• **WRITTEN TASK**
Skip the pictures, please, and write out exactly the lines from the opening of the data through the line containing "1.72, 1.42, 0];".

• **STORED DATA**
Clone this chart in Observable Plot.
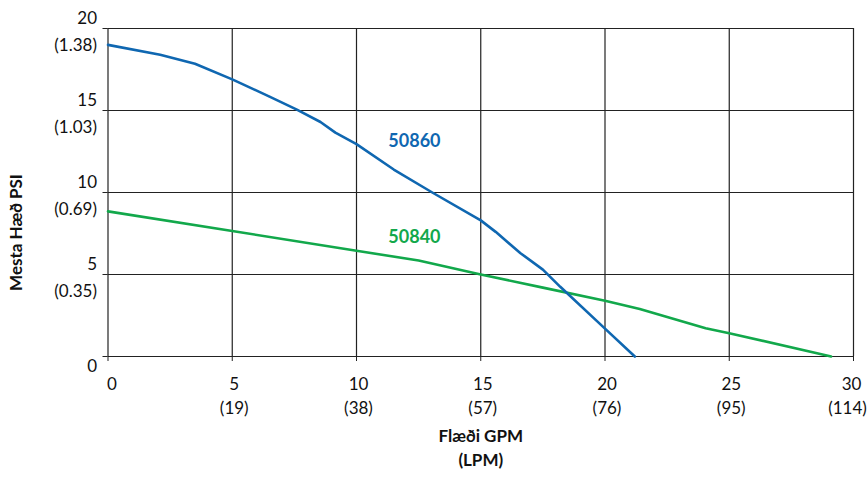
<!DOCTYPE html>
<html>
<head>
<meta charset="utf-8">
<script src="https://cdn.jsdelivr.net/npm/d3@7"></script>
<script src="https://cdn.jsdelivr.net/npm/@observablehq/plot@0.6"></script>
<style>
  html, body { margin: 0; padding: 0; background: #fff; }
  svg { font-family: Lato, "Open Sans", sans-serif; }
</style>
</head>
<body>
<div id="chart"></div>
<script>
// Series 50860 (blue)
const blueX = [0, 2.1, 3.5, 5, 6.5, 7.6, 8.55, 9.15, 10, 11.5, 13.05, 15, 15.6, 16.6, 17.5, 18.2, 20, 21.2];
const blueY = [19.0, 18.4, 17.85, 16.9, 15.85, 15.05, 14.3, 13.65, 12.95, 11.4, 10.0, 8.3, 7.6, 6.3, 5.3, 4.25, 1.7, 0];
// Series 50840 (green)
const greenX = [0, 5, 10, 12.5, 15, 17.5, 20, 21.4, 24.05, 25, 29.1];
const greenY = [8.85, 7.65, 6.45, 5.85, 5.0, 4.2, 3.4, 2.9, 1.72, 1.42, 0];

const xTicks = [0, 5, 10, 15, 20, 25, 30];
const xTickLpm = ["", "(19)", "(38)", "(57)", "(76)", "(95)", "(114)"];
const yTicks = [0, 5, 10, 15, 20];
const yTickBar = ["", "(0.35)", "(0.69)", "(1.03)", "(1.38)"];

const seriesNames = ["50860", "50840"];
const seriesColors = ["#0f67b1", "#12a84b"];
const labelX = [12.33, 12.33];
const labelY = [13.15, 7.3];

const blue = blueX.map((x, i) => ({x, y: blueY[i]}));
const green = greenX.map((x, i) => ({x, y: greenY[i]}));
const labels = seriesNames.map((name, i) => ({name, x: labelX[i], y: labelY[i], color: seriesColors[i]}));
const xt = xTicks.map((v, i) => ({v, lpm: xTickLpm[i]}));
const yt = yTicks.map((v, i) => ({v, bar: yTickBar[i]}));

const tickFont = 17;
const chart = Plot.plot({
  width: 868,
  height: 478,
  marginLeft: 107.5,
  marginRight: 15,
  marginTop: 28,
  marginBottom: 122,
  x: {domain: [0, 30]},
  y: {domain: [0, 20]},
  style: {fontFamily: "Lato, 'Open Sans', sans-serif", background: "#fff"},
  marks: [
    Plot.ruleX(xTicks, {x: d => d, y1: 0, y2: 20, stroke: "#222", strokeWidth: 1.2}),
    Plot.ruleY(yTicks, {y: d => d, x1: 0, x2: 30, stroke: "#222", strokeWidth: 1.2}),
    Plot.axisX({ticks: xTicks, tickSize: 5, tickFormat: () => "", stroke: "#222", label: null}),
    Plot.axisY({ticks: yTicks, tickSize: 5, tickFormat: () => "", stroke: "#222", label: null}),
    Plot.line(green, {x: "x", y: "y", stroke: seriesColors[1], strokeWidth: 2.6}),
    Plot.line(blue, {x: "x", y: "y", stroke: seriesColors[0], strokeWidth: 2.6}),
    Plot.text(labels, {x: "x", y: "y", text: "name", fill: "color", fontWeight: "bold", fontSize: 18}),
    // x tick labels
    Plot.text(xt.filter(d => d.v === 0), {x: "v", y: 0, text: d => String(d.v), dy: 28, dx: 4, fontSize: tickFont, fill: "#111"}),
    Plot.text(xt.filter(d => d.v > 0 && d.v < 30), {x: "v", y: 0, text: d => String(d.v), dy: 28, dx: 2, fontSize: tickFont, fill: "#111"}),
    Plot.text(xt.filter(d => d.v === 30), {x: "v", y: 0, text: d => String(d.v), dy: 28, dx: -2, fontSize: tickFont, fill: "#111"}),
    Plot.text(xt.filter(d => d.v > 0 && d.v < 30), {x: "v", y: 0, text: "lpm", dy: 52, dx: 2, fontSize: tickFont, fill: "#111"}),
    Plot.text(xt.filter(d => d.v === 30), {x: "v", y: 0, text: "lpm", dy: 52, dx: -6, fontSize: tickFont, fill: "#111"}),
    // y tick labels
    Plot.text(yt.filter(d => d.v > 0), {x: 0, y: "v", text: d => String(d.v), dx: -11, dy: -10, textAnchor: "end", fontSize: tickFont, fill: "#111"}),
    Plot.text(yt.filter(d => d.v === 0), {x: 0, y: "v", text: d => String(d.v), dx: -11, dy: 10, textAnchor: "end", fontSize: tickFont, fill: "#111"}),
    Plot.text(yt.filter(d => d.v > 0), {x: 0, y: "v", text: "bar", dx: -11, dy: 17, textAnchor: "end", fontSize: tickFont, fill: "#111"}),
    // axis titles
    Plot.text(["Mesta Hæð PSI"], {frameAnchor: "left", textAnchor: "middle", dx: -91, dy: 40, rotate: -90, fontWeight: "bold", fontSize: 17, fill: "#111"}),
    Plot.text(["Flæði GPM"], {frameAnchor: "bottom", dy: 85, fontWeight: "bold", fontSize: 17, fill: "#111"}),
    Plot.text(["(LPM)"], {frameAnchor: "bottom", dy: 109, fontWeight: "bold", fontSize: 17, fill: "#111"})
  ]
});
document.getElementById("chart").appendChild(chart);
</script>
</body>
</html>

• **THE COMPLETED TASK**
Clone this chart in Observable Plot.
<!DOCTYPE html>
<html>
<head>
<meta charset="utf-8">
<script src="https://cdn.jsdelivr.net/npm/d3@7"></script>
<script src="https://cdn.jsdelivr.net/npm/@observablehq/plot@0.6"></script>
<style>
  html, body { margin: 0; padding: 0; background: #fff; }
  svg { font-family: Lato, "Open Sans", sans-serif; }
</style>
</head>
<body>
<div id="chart"></div>
<script>
// Series 50860 (blue)
const blueX = [0, 2.1, 3.5, 5, 6.5, 7.6, 8.55, 9.15, 10, 11.5, 13.05, 15, 15.6, 16.6, 17.5, 18.2, 20, 21.2];
const blueY = [19.0, 18.4, 17.85, 16.9, 15.85, 15.05, 14.3, 13.65, 12.95, 11.4, 10.0, 8.3, 7.6, 6.3, 5.3, 4.25, 1.7, 0];
// Series 50840 (green)
const greenX = [0, 5, 10, 12.5, 15, 17.5, 20, 21.4, 24.05, 25, 29.1];
const greenY = [8.85, 7.65, 6.45, 5.85, 5.0, 4.2, 3.4, 2.9, 1.72, 1.42, 0];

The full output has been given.